Submergence is the second novel by the Scottish novelist J.M. Ledgard. Alternately a love story, a spy story, and an exploration of the ocean, Submergence was published in 2011 by Jonathan Cape in the United Kingdom and in 2013 by Coffee House in America. There are numerous translations including in Spanish, Portuguese, Russian, Turkish, and Thai.

== Plot summary ==
Submergence tells the story of an Australian-French professor of biomathematics at Imperial College, Danielle Flinders, and a British MI6 spy, James More. They meet and fall in love at a hotel on a wild stretch of the Atlantic coast of France. The novel alternates between the hotel and Danielle's scientific expedition to the sea floor and James's captivity in Somalia. "Running separately and together, their stories become dramatic explorations of conditions far larger than their individual destinies—a meditation on our species and our planet at a time heavily shadowed by the prospect of extinction," said Philip Gourevitch in The New Yorker.

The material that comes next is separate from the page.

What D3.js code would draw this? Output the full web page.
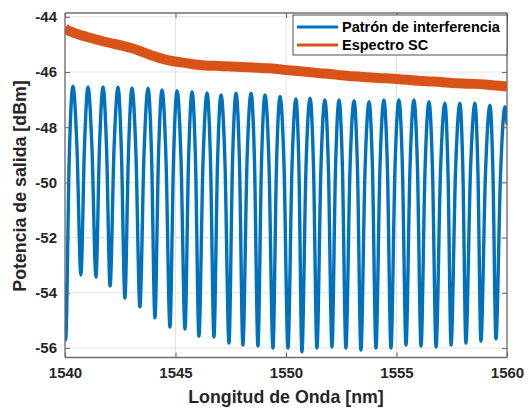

Ledgard has said he wanted to show that "there is another world in our world - the 99% of the living space in our planet that is in the sea."

== Research ==
J.M. Ledgard spent time in al-Qaeda Shabab occupied areas of Somalia while researching the novel. On one trip, the Shabab were beheading enemies in the next town. Born in the Shetland Islands, Ledgard had a fascination with the ocean. He was a visiting fellow at the Woods Hole Oceanographic Institution and studied chemosynthetic life in the deep sea.

== Reception ==
The novel was received with acclaim, with The Irish Times saying it deserved to be one of the strongest contenders for the Booker Prize though ultimately it was not shortlisted. In the U.S. it was a New York Times Book of the Year, and a pick of the year by Publishers Weekly, Library Journal, NPR, Rainy Day, and others. Kathryn Schulz in New York said it was "the best novel I've read this year." The sci-fi writer Jeff Van Der Meer said Submergence "contained more interesting ideas about science and philosophy than any science-fiction novel I've read in the past decade."

The book was adapted into a 2017 film by director Wim Wenders. The film adaptation received generally unfavorable reviews and was a box office bomb.